Klim 5 - Route des Cèdres - les Grands Pins - Tournant de l'Anglais
Om tien voor zeven vertrekken we - vijftig minuten later zijn we aan het begin van de Route des Cèdres. Zo goed als geen verval ten opzichte van de vierde klim, perfect! Tien minuten later staan we klaar om de Route des Cèdres aan te vallen. Bij het vertrek blijkt dat ik mijn koersschoenen nog aan heb – ik ben wellicht iets té euforisch aan het worden. Ik trek snel mijn mountainbikeschoenen aan en weg zijn we. We spreken af dat Johan ons aan Tournant des Anglais zal opwachten om tien uur. We houden rekening met wat extra verval en dit geeft ons nog altijd tijd genoeg om het laatste stuk van de klim en de afdaling te rijden. Ook tijdens deze beklimming krijg ik mijn hartslag niet meer boven 140 en af en toe rijdt Marc van me weg. Gelukkig weet ik dat het stuk na Grands Pins beduidend minder lastig is en dat geeft me moed. We zijn vroeger dan verwacht aan Tournant de l'Anglais en twijfelen even om met onze mountainbikes verder te rijden tot de top. Uiteindelijk besluiten we om toch op Johan te wachten om nog wat extra mondvoorraad in te slaan.

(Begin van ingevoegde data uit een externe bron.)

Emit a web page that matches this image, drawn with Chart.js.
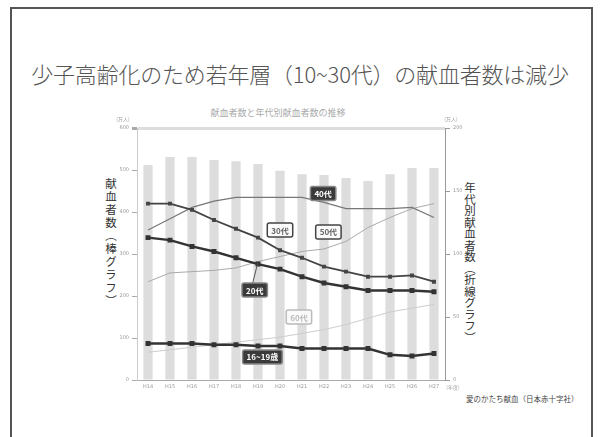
<!DOCTYPE html>
<html lang="ja">
<head>
<meta charset="utf-8">
<script src="https://cdn.jsdelivr.net/npm/chart.js@4.4.0/dist/chart.umd.min.js"></script>
<style>
  body { margin: 0; background: #fff; font-family: "Noto Sans CJK JP", sans-serif; }
  #wrap { position: relative; width: 600px; height: 437px; overflow: hidden; }
  #frame { position: absolute; left: 10px; top: 7px; width: 579px; height: 460px; border: 2px solid #555; }
  #title { position: absolute; left: 0; width: 600px; top: 57px; text-align: center; font-size: 22px; font-weight: 300; color: #555; letter-spacing: -0.2px; }
  #sub { position: absolute; left: 0; width: 556px; top: 106px; text-align: center; font-size: 9px; color: #aaa; }
  .vt { position: absolute; writing-mode: vertical-rl; font-size: 11.5px; color: #333; }
  #src { position: absolute; left: 466px; top: 393px; font-size: 7.5px; color: #444; }
  canvas { position: absolute; left: 0; top: 0; }
</style>
</head>
<body>
<div id="wrap">
  <div id="frame"></div>
  <div id="title">少子高齢化のため若年層（10~30代）の献血者数は減少</div>
  <div id="sub">献血者数と年代別献血者数の推移</div>
  <div class="vt" style="left:103px; top:178px; letter-spacing:1.5px;">献血者数（棒グラフ）</div>
  <div class="vt" style="left:462px; top:182px;">年代別献血者数（折線グラフ）</div>
  <div id="src">愛のかたち献血（日本赤十字社）</div>
  <canvas id="chart" width="600" height="437"></canvas>
</div>
<script>
// 年度ラベル
const years = ['H14', 'H15', 'H16', 'H17', 'H18', 'H19', 'H20', 'H21', 'H22', 'H23', 'H24', 'H25', 'H26', 'H27'];
// 献血者数（棒グラフ・万人）
const totalDonors = [512, 531, 531, 524, 521, 514, 498, 490, 488, 481, 474, 490, 505, 505];
// 年代別献血者数（折線グラフ・万人）
const age16to19 = [29, 29, 29, 28, 28, 27, 27, 25, 25, 25, 25, 20, 19, 21];
const age20s = [113, 111, 106, 102, 97, 92, 88, 82, 77, 74, 71, 71, 71, 70];
const age30s = [140, 140, 135, 127, 120, 113, 103, 97, 90, 86, 82, 82, 83, 78];
const age40s = [119, 128, 137, 142, 145, 145, 145, 145, 141, 136, 136, 136, 137, 129];
const age50s = [78, 85, 86, 87, 89, 94, 98, 102, 104, 110, 121, 129, 136, 140];
const age60s = [22, 24, 26, 28, 30, 32, 34, 37, 40, 44, 49, 54, 57, 60];

// 吹き出しラベル（年度インデックス, 右軸の値）
const tagText = ['40代', '30代', '50代', '20代', '60代', '16~19歳'];
const tagIndex = [7.96, 6.0, 8.2, 4.85, 6.86, 5.2];
const tagValue = [148, 119, 117.5, 71.4, 50, 18.3];
const tagDark = [true, false, false, true, false, true];

const tickFont = { size: 5, family: 'DejaVu Sans' };

// ラベル類を描くプラグイン
const tagPlugin = {
    id: 'tags',
    afterDatasetsDraw(chart) {
        const { ctx, scales: { x, y, y1 } } = chart;
        ctx.save();
        ctx.font = 'bold 8px "Noto Sans CJK JP"';
        ctx.textAlign = 'center';
        ctx.textBaseline = 'middle';
        tagText.forEach((t, i) => {
            const cx = x.getPixelForValue(tagIndex[i]);
            const cy = y1.getPixelForValue(tagValue[i]);
            const w = ctx.measureText(t).width + 8;
            const h = 14;
            // 20代は線への引き出し線
            if (i === 3) {
                ctx.strokeStyle = '#555';
                ctx.lineWidth = 1;
                ctx.beginPath();
                ctx.moveTo(cx - 2, cy - h / 2);
                ctx.lineTo(x.getPixelForValue(4.99), y1.getPixelForValue(92.9));
                ctx.stroke();
            }
            ctx.lineWidth = 1.5;
            if (tagDark[i]) {
                ctx.fillStyle = '#3a3a3a';
                ctx.strokeStyle = '#888';
            } else {
                ctx.fillStyle = '#fafafa';
                ctx.strokeStyle = i === 4 ? '#bbb' : '#444';
            }
            ctx.beginPath();
            ctx.roundRect(cx - w / 2, cy - h / 2, w, h, 2);
            ctx.fill();
            ctx.stroke();
            ctx.fillStyle = tagDark[i] ? '#fff' : (i === 4 ? '#bbb' : '#666');
            ctx.fillText(t, cx, cy + 0.5);
        });
        // 単位
        ctx.font = '5px "Noto Sans CJK JP"';
        ctx.fillStyle = '#999';
        ctx.fillText('(万人)', y.right - 14, chart.chartArea.top - 9);
        ctx.fillText('(万人)', y1.left + 6, chart.chartArea.top - 9);
        ctx.fillText('(年度)', y1.left + 8, x.top + 7);
        ctx.restore();
    }
};

const lineSet = (label, data, color, width, radius) => ({
    type: 'line', label, data, yAxisID: 'y1', order: 1,
    borderColor: color, backgroundColor: color, borderWidth: width,
    pointStyle: 'rect', pointRadius: radius, tension: 0
});

new Chart(document.getElementById('chart'), {
    data: {
        labels: years,
        datasets: [
            lineSet('16~19歳', age16to19, '#333', 2.4, 1.8),
            lineSet('20代', age20s, '#333', 2.4, 1.8),
            lineSet('30代', age30s, '#444', 1.8, 1.5),
            lineSet('40代', age40s, '#777', 1.2, 0),
            lineSet('50代', age50s, '#aaa', 1, 0),
            lineSet('60代', age60s, '#ccc', 1, 0),
            {
                type: 'bar', label: '献血者数', data: totalDonors, yAxisID: 'y', order: 10,
                backgroundColor: '#dddddd', barPercentage: 0.42, categoryPercentage: 1
            }
        ]
    },
    options: {
        responsive: false,
        animation: false,
        layout: { padding: { left: 100, right: 115, top: 128, bottom: 39 } },
        plugins: { legend: { display: false }, tooltip: { enabled: false } },
        scales: {
            x: {
                grid: { display: false, drawTicks: false },
                border: { color: '#aaa' },
                ticks: { font: tickFont, color: '#999', maxRotation: 0, autoSkip: false, padding: 4 },
                afterFit: s => { s.height = 18; }
            },
            y: {
                position: 'left', min: 0, max: 600,
                ticks: { stepSize: 100, font: tickFont, color: '#999', padding: 3 },
                grid: {
                    color: c => c.tick.value === 600 ? '#ddd' : 'rgba(0,0,0,0)',
                    lineWidth: c => c.tick.value === 600 ? 3 : 1,
                    tickColor: '#aaa', tickLength: 5
                },
                border: { color: '#ccc' },
                afterFit: s => { s.width = 37; }
            },
            y1: {
                position: 'right', min: 0, max: 200,
                ticks: { stepSize: 50, font: tickFont, color: '#999', padding: 3 },
                grid: { drawOnChartArea: false, tickColor: '#999', tickLength: 5 },
                border: { color: '#999' },
                afterFit: s => { s.width = 40; }
            }
        }
    },
    plugins: [tagPlugin]
});
</script>
</body>
</html>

De laatste zes kilometer zijn nog behoorlijk zwaar met af en toe de wind op kop. Uiteindelijk zijn we om twintig voor elf op de top en vind ik nog de kracht om te demarreren en voor Marc op de top te zijn. Als trotse vader laat hij het graag gebeuren. Na de felicitaties en de korte fotosessie dalen we af: Marc rijdt voorop, gevolgd door mij en Johan in de wagen. Opnieuw voel ik me de eerste bochten minder dan kiplekker maar gaat het al snel over. Iets voor half twaalf zijn we terug in Bédoin en ben ik Diable du Ventoux! Het is een zalig gevoel dat ik nog graag op een terrasje deel met de mensen die me vandaag hebben ondersteund: mama, papa en Johan.

Tenslotte wil ik Laura, mijn verloofde, ongelooflijk hard bedanken voor alle steun en enthousiasme tijdens de voorbereiding!